=== SUPPLIED INFORMATION ===
++++++++
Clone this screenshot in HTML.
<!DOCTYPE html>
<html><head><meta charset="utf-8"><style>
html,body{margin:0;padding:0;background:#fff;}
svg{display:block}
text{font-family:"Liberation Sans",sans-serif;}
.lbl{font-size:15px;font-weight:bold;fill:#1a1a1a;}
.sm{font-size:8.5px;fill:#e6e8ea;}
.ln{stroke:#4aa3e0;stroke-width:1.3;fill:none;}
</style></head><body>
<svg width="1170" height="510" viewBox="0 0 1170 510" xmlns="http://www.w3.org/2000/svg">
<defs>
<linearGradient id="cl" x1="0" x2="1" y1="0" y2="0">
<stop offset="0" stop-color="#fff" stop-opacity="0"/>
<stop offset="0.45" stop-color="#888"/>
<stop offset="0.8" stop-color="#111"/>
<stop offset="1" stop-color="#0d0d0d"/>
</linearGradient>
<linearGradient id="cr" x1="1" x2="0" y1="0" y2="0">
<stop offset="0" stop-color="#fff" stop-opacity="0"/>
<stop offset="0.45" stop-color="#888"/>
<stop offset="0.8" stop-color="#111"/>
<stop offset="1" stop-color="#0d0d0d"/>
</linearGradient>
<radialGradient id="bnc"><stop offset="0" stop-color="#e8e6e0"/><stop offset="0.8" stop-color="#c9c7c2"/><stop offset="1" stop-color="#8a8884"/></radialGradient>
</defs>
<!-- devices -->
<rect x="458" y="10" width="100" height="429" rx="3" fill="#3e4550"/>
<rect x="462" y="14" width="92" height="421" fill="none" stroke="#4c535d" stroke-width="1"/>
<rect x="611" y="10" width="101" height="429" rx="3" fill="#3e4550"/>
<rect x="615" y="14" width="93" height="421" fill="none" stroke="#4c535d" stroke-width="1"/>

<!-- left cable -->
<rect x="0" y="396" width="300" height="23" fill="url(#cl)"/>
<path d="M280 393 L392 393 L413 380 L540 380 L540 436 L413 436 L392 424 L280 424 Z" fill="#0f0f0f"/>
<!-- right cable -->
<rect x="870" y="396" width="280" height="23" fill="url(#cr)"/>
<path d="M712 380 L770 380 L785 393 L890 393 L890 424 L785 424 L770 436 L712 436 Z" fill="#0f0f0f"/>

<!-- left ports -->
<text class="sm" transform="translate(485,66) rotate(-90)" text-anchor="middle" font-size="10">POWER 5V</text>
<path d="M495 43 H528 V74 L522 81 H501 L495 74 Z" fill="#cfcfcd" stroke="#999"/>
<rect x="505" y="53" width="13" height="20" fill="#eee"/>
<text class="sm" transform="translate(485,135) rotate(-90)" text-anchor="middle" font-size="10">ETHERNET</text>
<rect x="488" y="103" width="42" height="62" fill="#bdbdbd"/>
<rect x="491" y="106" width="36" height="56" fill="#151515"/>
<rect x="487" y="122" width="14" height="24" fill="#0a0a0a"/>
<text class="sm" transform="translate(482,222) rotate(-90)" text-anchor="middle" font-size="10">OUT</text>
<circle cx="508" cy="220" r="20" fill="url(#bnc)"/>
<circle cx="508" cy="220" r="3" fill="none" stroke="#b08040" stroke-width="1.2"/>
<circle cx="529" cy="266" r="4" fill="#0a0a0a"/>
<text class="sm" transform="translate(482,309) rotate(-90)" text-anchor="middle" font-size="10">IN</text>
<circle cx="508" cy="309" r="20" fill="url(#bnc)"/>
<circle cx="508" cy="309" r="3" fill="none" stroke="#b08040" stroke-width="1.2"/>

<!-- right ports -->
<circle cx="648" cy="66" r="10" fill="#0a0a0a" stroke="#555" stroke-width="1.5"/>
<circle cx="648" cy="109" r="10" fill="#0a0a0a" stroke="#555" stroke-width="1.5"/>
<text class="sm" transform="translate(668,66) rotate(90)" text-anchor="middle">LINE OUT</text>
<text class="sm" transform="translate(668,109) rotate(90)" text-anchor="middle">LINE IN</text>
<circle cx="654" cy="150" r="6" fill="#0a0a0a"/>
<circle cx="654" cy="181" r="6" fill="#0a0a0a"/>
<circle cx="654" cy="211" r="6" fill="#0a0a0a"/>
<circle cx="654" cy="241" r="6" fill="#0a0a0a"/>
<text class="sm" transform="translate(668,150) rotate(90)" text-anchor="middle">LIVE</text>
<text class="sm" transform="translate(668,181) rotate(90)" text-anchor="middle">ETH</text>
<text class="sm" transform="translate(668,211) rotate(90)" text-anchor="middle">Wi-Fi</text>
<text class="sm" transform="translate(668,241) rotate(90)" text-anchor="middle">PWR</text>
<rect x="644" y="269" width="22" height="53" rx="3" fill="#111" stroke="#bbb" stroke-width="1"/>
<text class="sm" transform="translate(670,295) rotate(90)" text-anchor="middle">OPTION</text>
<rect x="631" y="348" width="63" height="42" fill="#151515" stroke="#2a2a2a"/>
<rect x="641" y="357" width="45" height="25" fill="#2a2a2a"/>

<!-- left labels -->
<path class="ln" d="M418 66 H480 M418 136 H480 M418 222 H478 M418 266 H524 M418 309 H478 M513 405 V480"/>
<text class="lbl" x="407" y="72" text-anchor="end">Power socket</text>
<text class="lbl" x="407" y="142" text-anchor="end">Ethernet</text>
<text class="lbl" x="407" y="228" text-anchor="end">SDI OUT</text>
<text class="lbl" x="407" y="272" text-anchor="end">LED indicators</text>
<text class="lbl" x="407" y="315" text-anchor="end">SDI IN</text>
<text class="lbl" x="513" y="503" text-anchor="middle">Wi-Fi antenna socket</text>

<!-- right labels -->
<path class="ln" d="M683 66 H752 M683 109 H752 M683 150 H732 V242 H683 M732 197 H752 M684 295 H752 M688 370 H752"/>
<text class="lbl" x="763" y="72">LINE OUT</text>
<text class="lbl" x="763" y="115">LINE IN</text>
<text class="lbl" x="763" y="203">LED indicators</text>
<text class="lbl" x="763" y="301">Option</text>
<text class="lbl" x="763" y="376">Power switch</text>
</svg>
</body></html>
++++++++
=== EXERCISE DESCRIPTION ===
Transcribe the whole listing exactly.

=== RESULT OF THE TASK ===
Clone this screenshot in HTML.
<!DOCTYPE html>
<html><head><meta charset="utf-8"><style>
html,body{margin:0;padding:0;background:#fff;}
svg{display:block}
text{font-family:"Liberation Sans",sans-serif;}
.lbl{font-size:15px;font-weight:bold;fill:#1a1a1a;}
.sm{font-size:8.5px;fill:#e6e8ea;}
.ln{stroke:#4aa3e0;stroke-width:1.3;fill:none;}
</style></head><body>
<svg width="1170" height="510" viewBox="0 0 1170 510" xmlns="http://www.w3.org/2000/svg">
<defs>
<linearGradient id="cl" x1="0" x2="1" y1="0" y2="0">
<stop offset="0" stop-color="#fff" stop-opacity="0"/>
<stop offset="0.45" stop-color="#888"/>
<stop offset="0.8" stop-color="#111"/>
<stop offset="1" stop-color="#0d0d0d"/>
</linearGradient>
<linearGradient id="cr" x1="1" x2="0" y1="0" y2="0">
<stop offset="0" stop-color="#fff" stop-opacity="0"/>
<stop offset="0.45" stop-color="#888"/>
<stop offset="0.8" stop-color="#111"/>
<stop offset="1" stop-color="#0d0d0d"/>
</linearGradient>
<radialGradient id="bnc"><stop offset="0" stop-color="#e8e6e0"/><stop offset="0.8" stop-color="#c9c7c2"/><stop offset="1" stop-color="#8a8884"/></radialGradient>
</defs>
<!-- devices -->
<rect x="458" y="10" width="100" height="429" rx="3" fill="#3e4550"/>
<rect x="462" y="14" width="92" height="421" fill="none" stroke="#4c535d" stroke-width="1"/>
<rect x="611" y="10" width="101" height="429" rx="3" fill="#3e4550"/>
<rect x="615" y="14" width="93" height="421" fill="none" stroke="#4c535d" stroke-width="1"/>

<!-- left cable -->
<rect x="0" y="396" width="300" height="23" fill="url(#cl)"/>
<path d="M280 393 L392 393 L413 380 L540 380 L540 436 L413 436 L392 424 L280 424 Z" fill="#0f0f0f"/>
<!-- right cable -->
<rect x="870" y="396" width="280" height="23" fill="url(#cr)"/>
<path d="M712 380 L770 380 L785 393 L890 393 L890 424 L785 424 L770 436 L712 436 Z" fill="#0f0f0f"/>

<!-- left ports -->
<text class="sm" transform="translate(485,66) rotate(-90)" text-anchor="middle" font-size="10">POWER 5V</text>
<path d="M495 43 H528 V74 L522 81 H501 L495 74 Z" fill="#cfcfcd" stroke="#999"/>
<rect x="505" y="53" width="13" height="20" fill="#eee"/>
<text class="sm" transform="translate(485,135) rotate(-90)" text-anchor="middle" font-size="10">ETHERNET</text>
<rect x="488" y="103" width="42" height="62" fill="#bdbdbd"/>
<rect x="491" y="106" width="36" height="56" fill="#151515"/>
<rect x="487" y="122" width="14" height="24" fill="#0a0a0a"/>
<text class="sm" transform="translate(482,222) rotate(-90)" text-anchor="middle" font-size="10">OUT</text>
<circle cx="508" cy="220" r="20" fill="url(#bnc)"/>
<circle cx="508" cy="220" r="3" fill="none" stroke="#b08040" stroke-width="1.2"/>
<circle cx="529" cy="266" r="4" fill="#0a0a0a"/>
<text class="sm" transform="translate(482,309) rotate(-90)" text-anchor="middle" font-size="10">IN</text>
<circle cx="508" cy="309" r="20" fill="url(#bnc)"/>
<circle cx="508" cy="309" r="3" fill="none" stroke="#b08040" stroke-width="1.2"/>

<!-- right ports -->
<circle cx="648" cy="66" r="10" fill="#0a0a0a" stroke="#555" stroke-width="1.5"/>
<circle cx="648" cy="109" r="10" fill="#0a0a0a" stroke="#555" stroke-width="1.5"/>
<text class="sm" transform="translate(668,66) rotate(90)" text-anchor="middle">LINE OUT</text>
<text class="sm" transform="translate(668,109) rotate(90)" text-anchor="middle">LINE IN</text>
<circle cx="654" cy="150" r="6" fill="#0a0a0a"/>
<circle cx="654" cy="181" r="6" fill="#0a0a0a"/>
<circle cx="654" cy="211" r="6" fill="#0a0a0a"/>
<circle cx="654" cy="241" r="6" fill="#0a0a0a"/>
<text class="sm" transform="translate(668,150) rotate(90)" text-anchor="middle">LIVE</text>
<text class="sm" transform="translate(668,181) rotate(90)" text-anchor="middle">ETH</text>
<text class="sm" transform="translate(668,211) rotate(90)" text-anchor="middle">Wi-Fi</text>
<text class="sm" transform="translate(668,241) rotate(90)" text-anchor="middle">PWR</text>
<rect x="644" y="269" width="22" height="53" rx="3" fill="#111" stroke="#bbb" stroke-width="1"/>
<text class="sm" transform="translate(670,295) rotate(90)" text-anchor="middle">OPTION</text>
<rect x="631" y="348" width="63" height="42" fill="#151515" stroke="#2a2a2a"/>
<rect x="641" y="357" width="45" height="25" fill="#2a2a2a"/>

<!-- left labels -->
<path class="ln" d="M418 66 H480 M418 136 H480 M418 222 H478 M418 266 H524 M418 309 H478 M513 405 V480"/>
<text class="lbl" x="407" y="72" text-anchor="end">Power socket</text>
<text class="lbl" x="407" y="142" text-anchor="end">Ethernet</text>
<text class="lbl" x="407" y="228" text-anchor="end">SDI OUT</text>
<text class="lbl" x="407" y="272" text-anchor="end">LED indicators</text>
<text class="lbl" x="407" y="315" text-anchor="end">SDI IN</text>
<text class="lbl" x="513" y="503" text-anchor="middle">Wi-Fi antenna socket</text>

<!-- right labels -->
<path class="ln" d="M683 66 H752 M683 109 H752 M683 150 H732 V242 H683 M732 197 H752 M684 295 H752 M688 370 H752"/>
<text class="lbl" x="763" y="72">LINE OUT</text>
<text class="lbl" x="763" y="115">LINE IN</text>
<text class="lbl" x="763" y="203">LED indicators</text>
<text class="lbl" x="763" y="301">Option</text>
<text class="lbl" x="763" y="376">Power switch</text>
</svg>
</body></html>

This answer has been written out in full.